Vulnerability of Transport through Evolving Spatial Networks

TL;DR

This paper investigates the vulnerability of evolving spatial networks to blockages, revealing self-similar patterns and fractal properties that help predict when networks become impenetrable, with implications for infrastructure resilience.

Contribution

It introduces a recursive method to identify critical hubs in porous networks and characterizes the fractal nature of the blockage backbone, advancing understanding of network failure mechanisms.

Findings

Blockage backbone is a self-similar path with a fractal dimension.

Number of blocking steps collapses onto a master curve across network sizes.

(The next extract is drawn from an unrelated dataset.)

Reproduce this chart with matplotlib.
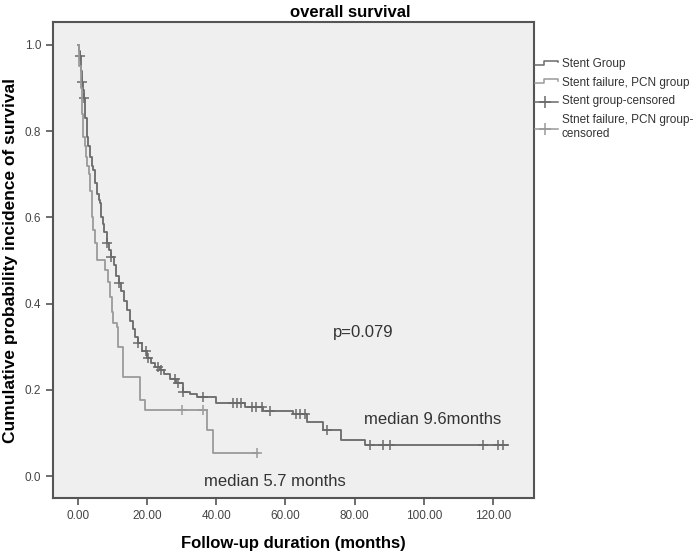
import numpy as np
import matplotlib

matplotlib.use("Agg")
import matplotlib.pyplot as plt
from matplotlib.legend_handler import HandlerBase
from matplotlib.lines import Line2D

plt.rcParams["font.family"] = ["Liberation Sans", "DejaVu Sans"]

# Stent group: event times (months) and survival after each step
stent_t = [0, 0.3, 0.6, 0.9, 1.1, 1.4, 1.7, 2.0, 2.5, 3.0, 3.5, 4.0, 4.4, 5.0, 5.5,
           6.0, 6.4, 6.8, 7.2, 7.6, 8.3, 9.0, 9.7, 10.3, 11.0, 11.9, 12.5, 13.3,
           14.1, 15.0, 15.8, 16.6, 17.4, 18.5, 19.9, 21.0, 22.3, 23.7, 25.0, 26.5,
           28.5, 30.5, 32.5, 34.3, 39.8, 48.3, 53.5, 62.3, 66.1, 70.9, 76.0, 83.0]
stent_s = [1.0, 0.985, 0.974, 0.94, 0.913, 0.895, 0.876, 0.83, 0.787, 0.765, 0.74,
           0.72, 0.71, 0.68, 0.655, 0.64, 0.633, 0.60, 0.585, 0.565, 0.54, 0.525,
           0.509, 0.49, 0.465, 0.447, 0.43, 0.405, 0.385, 0.36, 0.34, 0.322, 0.308,
           0.29, 0.273, 0.262, 0.254, 0.246, 0.236, 0.226, 0.215, 0.196, 0.19, 0.184,
           0.170, 0.161, 0.151, 0.143, 0.126, 0.107, 0.084, 0.072]
stent_end = 124.4
stent_cens = [0.6, 1.1, 1.7, 8.3, 9.7, 11.9, 17.4, 19.6, 20.4, 23.2, 24.0, 28.0,
              29.0, 30.5, 36.2, 44.9, 45.9, 47.3, 50.2, 51.6, 53.1, 55.5, 63.2, 64.2,
              65.6, 72.1, 84.4, 88.3, 90.2, 117.2, 121.6, 123.0]

# Stent failure, PCN group
pcn_t = [0, 0.4, 0.8, 1.2, 1.5, 2.0, 2.3, 2.6, 3.2, 3.6, 4.0, 4.4, 5.0, 5.4, 7.8,
         8.8, 9.3, 9.8, 10.2, 11.2, 11.7, 12.9, 17.9, 19.4, 37.2, 39.1]
pcn_s = [1.0, 0.95, 0.90, 0.84, 0.787, 0.765, 0.74, 0.72, 0.70, 0.66, 0.60, 0.571,
         0.54, 0.50, 0.478, 0.45, 0.416, 0.38, 0.354, 0.346, 0.30, 0.230, 0.176,
         0.153, 0.107, 0.054]
pcn_end = 52.2
pcn_cens = [30.0, 36.2, 51.7]

labels = ["Stent Group", "Stent failure, PCN group", "Stent group-censored",
          "Stnet failure, PCN group-\ncensored"]

c_stent = "#6a6a6a"
c_pcn = "#9a9a9a"


def surv_at(times, surv, t):
    idx = np.searchsorted(times, t, side="right") - 1
    return np.asarray(surv)[idx]


class StepHandler(HandlerBase):
    def __init__(self, color, censored=False):
        super().__init__()
        self.color = color
        self.censored = censored

    def create_artists(self, legend, orig_handle, xdescent, ydescent, width, height,
                       fontsize, trans):
        y0 = height * 0.3
        if self.censored:
            ln = Line2D([0, width], [y0, y0], color=self.color, lw=1.1,
                        transform=trans)
            mk = Line2D([width * 0.45], [y0], marker="+", ms=8, mew=1.1,
                        color=self.color, transform=trans)
            return [ln, mk]
        xs = [0, width * 0.4, width * 0.4, width, width]
        ys = [y0, y0, height * 0.8, height * 0.8, height * 0.6]
        return [Line2D(xs, ys, color=self.color, lw=1.1, transform=trans)]


fig = plt.figure(figsize=(7.0, 5.55), dpi=100)
ax = fig.add_axes([0.0757, 0.1027, 0.6873, 0.8576])
ax.set_facecolor("#efefef")

for t, s, end, cens, col in [(stent_t, stent_s, stent_end, stent_cens, c_stent),
                             (pcn_t, pcn_s, pcn_end, pcn_cens, c_pcn)]:
    tx = list(t) + [end]
    sy = list(s) + [s[-1]]
    ax.step(tx, sy, where="post", color=col, lw=1.3)
    ax.plot(cens, surv_at(t, s, cens), ls="none", marker="+", ms=6.5, mew=1.1,
            color=col)

ax.set_xlim(-7.2, 131.9)
ax.set_ylim(-0.051, 1.053)
ax.set_xticks(np.arange(0, 121, 20))
ax.set_xticklabels([f"{v:.2f}" for v in np.arange(0, 121, 20)])
ax.set_yticks(np.arange(0, 1.01, 0.2))
ax.set_yticklabels([f"{v:.1f}" for v in np.arange(0, 1.01, 0.2)])
ax.tick_params(colors="#555555", labelcolor="#444444", labelsize=8.5, length=5,
               width=1.2)
for sp in ax.spines.values():
    sp.set_color("#555555")
    sp.set_linewidth(1.5)

ax.set_xlabel("Follow-up duration (months)", fontsize=12, fontweight="bold",
              labelpad=10)
ax.set_ylabel("Cumulative probability incidence of survival", fontsize=12.5,
              fontweight="bold", va="center")
ax.yaxis.set_label_coords(-0.089, 0.5)
fig.text(0.5, 0.978, "overall survival", ha="center", va="center", fontsize=12,
         fontweight="bold")

ax.text(82.4, 0.332, "p=0.079", ha="center", va="center", fontsize=12,
        color="#333333")
ax.text(102.7, 0.130, "median 9.6months", ha="center", va="center", fontsize=12,
        color="#333333")
ax.text(57.0, -0.012, "median 5.7 months", ha="center", va="center", fontsize=12,
        color="#333333")

handles = [object(), object(), object(), object()]
hmap = {handles[0]: StepHandler(c_stent), handles[1]: StepHandler(c_pcn),
        handles[2]: StepHandler(c_stent, True), handles[3]: StepHandler(c_pcn, True)}
fig.legend(handles, labels, handler_map=hmap, loc="upper left",
           bbox_to_anchor=(0.764, 0.895), frameon=False, fontsize=8.5,
           handlelength=2.0, handletextpad=0.3, labelspacing=0.55,
           borderaxespad=0, borderpad=0, labelcolor="#333333")

fig.savefig("out.png", dpi=100)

Shortest-path length distribution broadens during blocking, indicating increased spatial correlations.

Abstract

Insight into the blockage vulnerability of evolving spatial networks is important for understanding transport resilience, robustness, and failure of a broad class of real-world structures such as porous media and utility, urban traffic, and infrastructure networks. By exhaustive search for central transport hubs on porous lattice structures, we recursively determine and block the emerging main hub until the evolving network reaches the impenetrability limit. We find that the blockage backbone is a self-similar path with a fractal dimension which is distinctly smaller than that of the universality class of optimal path crack models. The number of blocking steps versus the rescaled initial occupation fraction collapses onto a master curve for different network sizes, allowing for the prediction of the onset of impenetrability. The shortest-path length distribution broadens during the blocking process reflecting an increase of spatial correlations. We address the reliability of our predictions upon increasing the disorder or decreasing the fraction of processed structural information.